Data entries
>> START

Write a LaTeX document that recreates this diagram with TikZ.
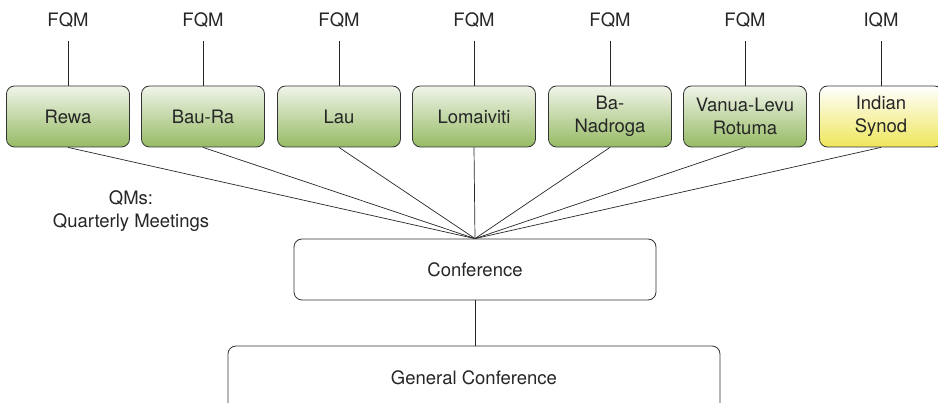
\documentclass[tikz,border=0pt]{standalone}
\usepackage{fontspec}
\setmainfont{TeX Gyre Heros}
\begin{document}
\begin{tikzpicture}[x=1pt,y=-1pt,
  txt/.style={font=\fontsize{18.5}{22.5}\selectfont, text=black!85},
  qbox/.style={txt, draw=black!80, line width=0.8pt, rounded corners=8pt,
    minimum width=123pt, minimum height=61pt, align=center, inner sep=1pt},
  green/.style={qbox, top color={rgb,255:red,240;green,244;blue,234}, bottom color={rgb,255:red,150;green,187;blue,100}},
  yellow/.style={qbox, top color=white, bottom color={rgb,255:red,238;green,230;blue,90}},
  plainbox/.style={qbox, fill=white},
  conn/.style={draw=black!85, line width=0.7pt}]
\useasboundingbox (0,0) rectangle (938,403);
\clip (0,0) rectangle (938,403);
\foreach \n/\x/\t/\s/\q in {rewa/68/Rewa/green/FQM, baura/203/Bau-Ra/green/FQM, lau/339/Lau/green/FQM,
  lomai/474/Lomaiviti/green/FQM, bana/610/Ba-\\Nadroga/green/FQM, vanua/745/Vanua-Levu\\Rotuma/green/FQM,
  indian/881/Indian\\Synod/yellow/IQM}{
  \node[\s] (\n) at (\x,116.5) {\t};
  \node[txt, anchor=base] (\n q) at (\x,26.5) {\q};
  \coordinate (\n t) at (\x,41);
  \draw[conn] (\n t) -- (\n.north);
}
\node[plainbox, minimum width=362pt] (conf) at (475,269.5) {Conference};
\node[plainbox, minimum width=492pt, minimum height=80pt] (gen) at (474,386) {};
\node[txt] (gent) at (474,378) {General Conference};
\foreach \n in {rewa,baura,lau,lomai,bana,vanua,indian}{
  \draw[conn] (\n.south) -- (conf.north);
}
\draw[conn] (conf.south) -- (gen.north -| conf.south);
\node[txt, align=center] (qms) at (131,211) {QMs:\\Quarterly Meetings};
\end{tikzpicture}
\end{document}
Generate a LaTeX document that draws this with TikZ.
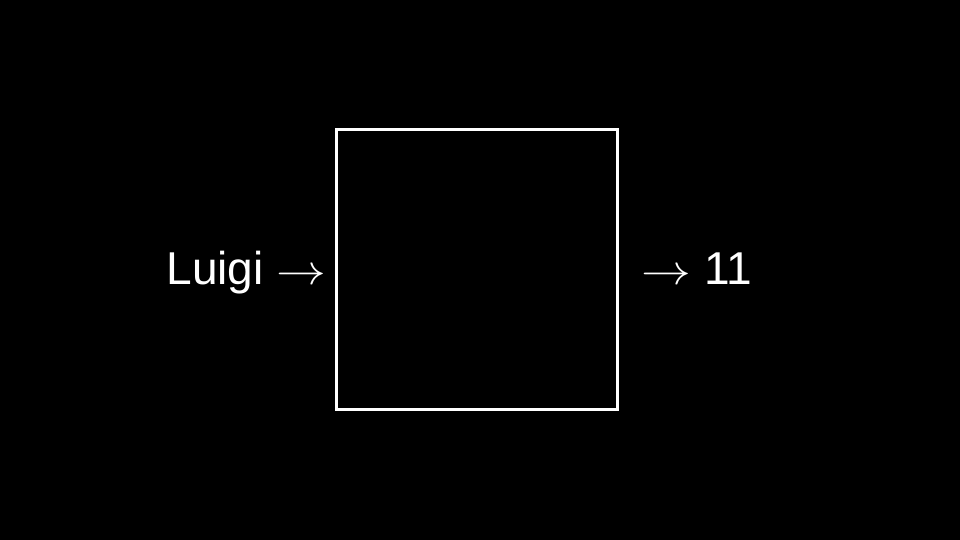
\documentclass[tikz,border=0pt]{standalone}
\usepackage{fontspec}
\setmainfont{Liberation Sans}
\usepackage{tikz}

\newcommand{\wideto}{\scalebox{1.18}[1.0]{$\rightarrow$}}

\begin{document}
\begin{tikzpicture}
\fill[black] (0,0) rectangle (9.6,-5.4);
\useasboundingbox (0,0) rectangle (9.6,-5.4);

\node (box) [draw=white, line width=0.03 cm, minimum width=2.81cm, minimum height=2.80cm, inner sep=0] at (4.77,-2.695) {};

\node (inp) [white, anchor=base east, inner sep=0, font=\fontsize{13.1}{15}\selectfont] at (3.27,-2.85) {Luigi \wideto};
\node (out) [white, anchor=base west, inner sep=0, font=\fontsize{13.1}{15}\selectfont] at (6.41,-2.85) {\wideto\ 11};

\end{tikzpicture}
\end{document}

>> END

Set problem
Above are records to transcribe exactly; leave their pictures out.

Output
Write a LaTeX document that recreates this diagram with TikZ.
\documentclass[tikz,border=0pt]{standalone}
\usepackage{fontspec}
\setmainfont{TeX Gyre Heros}
\begin{document}
\begin{tikzpicture}[x=1pt,y=-1pt,
  txt/.style={font=\fontsize{18.5}{22.5}\selectfont, text=black!85},
  qbox/.style={txt, draw=black!80, line width=0.8pt, rounded corners=8pt,
    minimum width=123pt, minimum height=61pt, align=center, inner sep=1pt},
  green/.style={qbox, top color={rgb,255:red,240;green,244;blue,234}, bottom color={rgb,255:red,150;green,187;blue,100}},
  yellow/.style={qbox, top color=white, bottom color={rgb,255:red,238;green,230;blue,90}},
  plainbox/.style={qbox, fill=white},
  conn/.style={draw=black!85, line width=0.7pt}]
\useasboundingbox (0,0) rectangle (938,403);
\clip (0,0) rectangle (938,403);
\foreach \n/\x/\t/\s/\q in {rewa/68/Rewa/green/FQM, baura/203/Bau-Ra/green/FQM, lau/339/Lau/green/FQM,
  lomai/474/Lomaiviti/green/FQM, bana/610/Ba-\\Nadroga/green/FQM, vanua/745/Vanua-Levu\\Rotuma/green/FQM,
  indian/881/Indian\\Synod/yellow/IQM}{
  \node[\s] (\n) at (\x,116.5) {\t};
  \node[txt, anchor=base] (\n q) at (\x,26.5) {\q};
  \coordinate (\n t) at (\x,41);
  \draw[conn] (\n t) -- (\n.north);
}
\node[plainbox, minimum width=362pt] (conf) at (475,269.5) {Conference};
\node[plainbox, minimum width=492pt, minimum height=80pt] (gen) at (474,386) {};
\node[txt] (gent) at (474,378) {General Conference};
\foreach \n in {rewa,baura,lau,lomai,bana,vanua,indian}{
  \draw[conn] (\n.south) -- (conf.north);
}
\draw[conn] (conf.south) -- (gen.north -| conf.south);
\node[txt, align=center] (qms) at (131,211) {QMs:\\Quarterly Meetings};
\end{tikzpicture}
\end{document}
Generate a LaTeX document that draws this with TikZ.
\documentclass[tikz,border=0pt]{standalone}
\usepackage{fontspec}
\setmainfont{Liberation Sans}
\usepackage{tikz}

\newcommand{\wideto}{\scalebox{1.18}[1.0]{$\rightarrow$}}

\begin{document}
\begin{tikzpicture}
\fill[black] (0,0) rectangle (9.6,-5.4);
\useasboundingbox (0,0) rectangle (9.6,-5.4);

\node (box) [draw=white, line width=0.03 cm, minimum width=2.81cm, minimum height=2.80cm, inner sep=0] at (4.77,-2.695) {};

\node (inp) [white, anchor=base east, inner sep=0, font=\fontsize{13.1}{15}\selectfont] at (3.27,-2.85) {Luigi \wideto};
\node (out) [white, anchor=base west, inner sep=0, font=\fontsize{13.1}{15}\selectfont] at (6.41,-2.85) {\wideto\ 11};

\end{tikzpicture}
\end{document}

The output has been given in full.